By Joy Hought, NS/S Research & Education Program Manager. Published on September 20, 2014.

A few days ago we harvested mature stalks from about 15 amaranth accessions at the NS/S Conservation Farm, in preparation for our workshop on October 4th. Melissa, our Conservation Program Manager, then creatively rigged them up back here at the seed bank, upside down in grain sacks to catch any mature seeds as they dry. In our work we talk about diversity all the time, but it’s delightful to see it so clearly in a community of plants that have been stewarded over millennia among different peoples and geographies. It sort of overtakes you when you’re standing amongst them in the field, each one with its own particular beauty.
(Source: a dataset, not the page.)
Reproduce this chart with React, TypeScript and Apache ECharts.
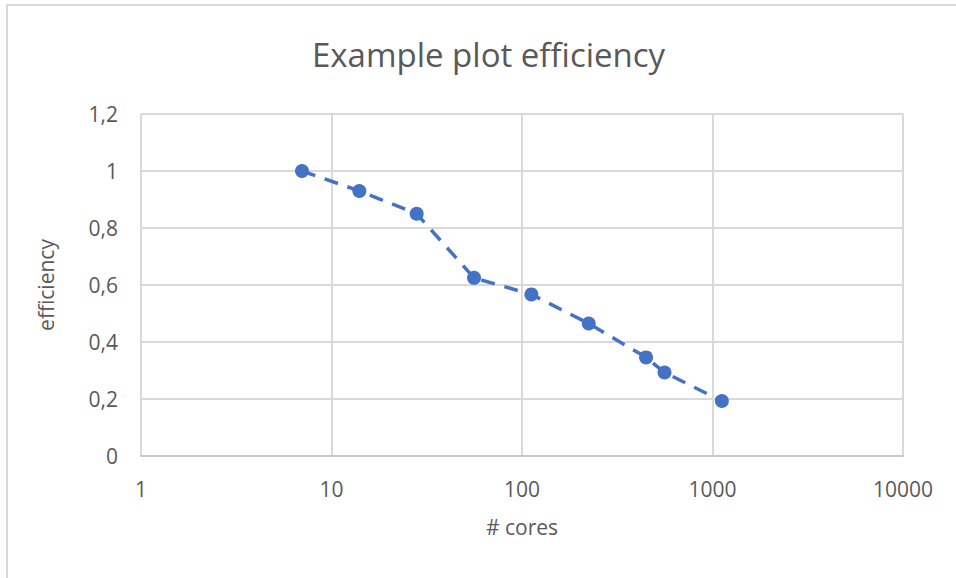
import React, { useEffect, useRef } from "react";
import * as echarts from "echarts";

const titleText = "Example plot efficiency";
const xAxisName = "# cores";
const yAxisName = "efficiency";
const cores = [7, 14, 28, 56, 112, 224, 448, 560, 1120];
const efficiency = [1.0, 0.93, 0.85, 0.625, 0.567, 0.465, 0.346, 0.293, 0.193];

const FONT = "'Open Sans', sans-serif";
const TEXT_COLOR = "#595959";
const GRID_COLOR = "#d9d9d9";
const SERIES_COLOR = "#4472C4";

export default function App() {
  const ref = useRef<HTMLDivElement>(null);

  useEffect(() => {
    if (!ref.current) return;
    const chart = echarts.init(ref.current, null, { renderer: "svg" });
    const data = cores.map((c, i) => [c, efficiency[i]]);
    chart.setOption({
      animation: false,
      backgroundColor: "#ffffff",
      title: {
        text: titleText,
        left: 312,
        top: 38,
        padding: 0,
        textStyle: {
          fontFamily: FONT,
          fontSize: 33,
          fontWeight: "normal",
          color: TEXT_COLOR,
        },
      },
      graphic: [
        {
          type: "rect",
          shape: { x: 7, y: 5, width: 1200, height: 1200 },
          style: { fill: "none", stroke: GRID_COLOR, lineWidth: 2 },
          silent: true,
        },
      ],
      grid: { left: 141, top: 114, width: 762, height: 342 },
      xAxis: {
        type: "log",
        logBase: 10,
        min: 1,
        max: 10000,
        name: xAxisName,
        nameLocation: "middle",
        nameGap: 71,
        nameTextStyle: {
          fontFamily: FONT,
          fontSize: 21,
          color: TEXT_COLOR,
          verticalAlign: "middle",
        },
        axisLine: { show: true, lineStyle: { color: "#c8c8c8", width: 2 } },
        axisTick: { show: false },
        axisLabel: {
          fontFamily: FONT,
          fontSize: 21,
          color: TEXT_COLOR,
          margin: 22,
          formatter: (v: number) => String(Math.round(v)),
        },
        splitLine: { show: true, lineStyle: { color: GRID_COLOR, width: 2 } },
        minorTick: { show: false },
        minorSplitLine: { show: false },
      },
      yAxis: {
        type: "value",
        min: 0,
        max: 1.2,
        interval: 0.2,
        name: yAxisName,
        nameLocation: "middle",
        nameGap: 95,
        nameRotate: 90,
        nameTextStyle: {
          fontFamily: FONT,
          fontSize: 21,
          color: TEXT_COLOR,
          verticalAlign: "middle",
        },
        axisLine: { show: false },
        axisTick: { show: false },
        axisLabel: {
          fontFamily: FONT,
          fontSize: 21,
          color: TEXT_COLOR,
          margin: 23,
          formatter: (v: number) =>
            String(Math.round(v * 10) / 10).replace(".", ","),
        },
        splitLine: { show: true, lineStyle: { color: GRID_COLOR, width: 2 } },
      },
      series: [
        {
          type: "line",
          data,
          symbol: "circle",
          symbolSize: 14,
          itemStyle: { color: SERIES_COLOR },
          lineStyle: { color: SERIES_COLOR, width: 3.5, type: [14, 10] },
          z: 3,
        },
      ],
    });
    return () => chart.dispose();
  }, []);

  return (
    <div
      ref={ref}
      style={{ position: "fixed", left: 0, top: 0, width: 956, height: 578 }}
    />
  );
}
What stands out the most in amaranth, of course, is the stunning palette of seedhead colors that runs from chartreuse to pale yellow, to mauve, fuchsia, violet and blood red. (NS/S intern Elizabeth recently returned from New Mexico and even reported an orange type.) The color appears mainly in the bracts surrounding the flowers, which eventually dry and reveal pale yellow or black seeds, but is also sometimes present in the stalk and leaves.

If you’ve ever wondered about color in crop plants, like red tomatoes, purple cabbage, blue corn, or orange carrots, you might be familiar with anthocyanins and carotenoids, two of the most common plant pigments. Such “flavonoid pigments” are becoming more widely known as more research shows that they are also rich sources of antioxidants. What’s interesting is that in the Amaranthaceae—which includes beets, swiss chard, quinoa and amaranth but also ornamentals like Celosia—the familiar colorway of violet and yellow is not due to flavonoids at all, but to a completely unique class of pigments called betalains (beta as in beet)—one type causing reddish to violet, a second appearing yellow to orange. Below are a few of the varieties we harvested this week; note the blushed pink tips of Rio San Lorenzo in the center.

Collecting the stalks one type at a time and documenting them with photos is a fast lesson in genetic variation, not only in the expression of pigments in different tissues, but in plant morphology. Natural and human selection have resulted in a very cool array of plant shapes and structures, as seen in the inflorescences (flower heads), stalks, leaves and even roots. The weedy amaranths that grow on the farm have lanky, prickly seedheads and slender, pink-tinted roots that have the familiar earthy smell of beets. In the cultivated varieties, a field of plants that at first glance have very similar spearheads of seed become quite distinct. For example you can see differences in the density and branching of the inflorescences in Moenkopi (below left), Mexican Grain (center) and Guarijio Grain (right).

If we look at the whole plant, some have large inflorescences on multiple branches, while others have been selected over time to have a single flowering stem, which tends to be easier to harvest. You can see this difference in the tree-like Hopi Red Dye on the left and right in the photo below.